Irmãos e irmãs, seja a Igreja o lugar onde não se olhe mais os outros de cima para baixo, mas, como Jesus com Zaqueu, de baixo para cima. Recordai que o único momento em que é lícito olhar uma pessoa de cima para baixo é para ajudá-la a levantar-se, caso contrário não é lícito. Apenas naquele momento: olhá-la assim, porque caiu. Olhemos as pessoas não como juízes, mas sempre como irmãos. Não sejamos inspetores da vida alheia, mas promotores do bem de todos. E para sermos promotores do bem de todos, uma coisa que ajuda tanto é ter a língua parada: não falar mal dos outros. Mas as vezes, quando digo estas coisas, ouço dizerem: “Padre, veja, é uma coisa feia, mas me vem, porque eu vejo uma coisa e me vem a vontade de criticar”. Eu sugiro um bom remédio para isto - além da oração -; o remédio eficaz é: morda a língua. Vai inchar na sua boca e você não poderá falar!

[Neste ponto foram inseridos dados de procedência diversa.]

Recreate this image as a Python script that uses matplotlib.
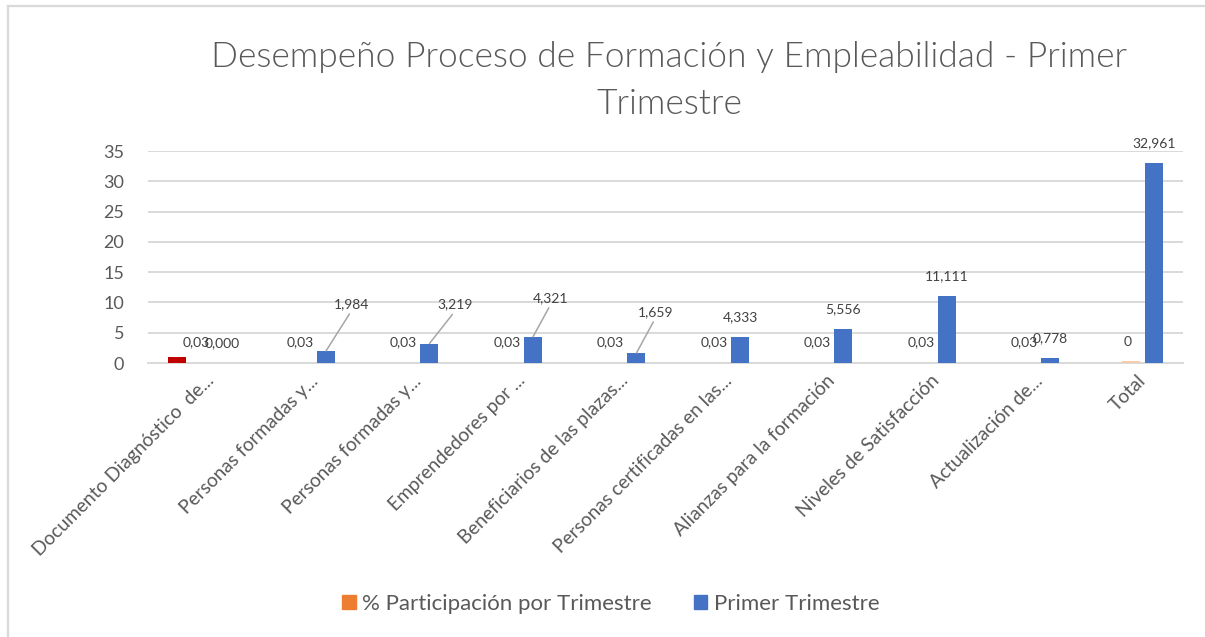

«O Filho do Homem - conclui o Evangelho - veio procurar e salvar o que estava perdido» (Lc 19,10). Se evitamos quem está perdido não somos de Jesus. Peçamos a graça de ir ao encontro de cada um como um irmão e de não ver em ninguém um inimigo. E se nos fizeram o mal, restituamos o bem. Os discípulos de Jesus não são escravos dos males passados mas, perdoados por Deus, fazem como Zaqueu: pensam apenas no bem que podem fazer. Demos gratuitamente, amemos os pobres e quem não pode nos retribuir: seremos ricos aos olhos de Deus.
Queridos irmãos e irmãs, desejo que a vossa Catedral, como toda igreja, seja o lugar em que cada um se sinta recordado pelo Senhor, antecipado pela sua misericórdia e acolhido em casa. Assim, que na Igreja aconteça a coisa mais linda: alegrar-se porque a salvação entrou na vida (cf. v. 9). Assim seja.


Tradução livre do original italiano.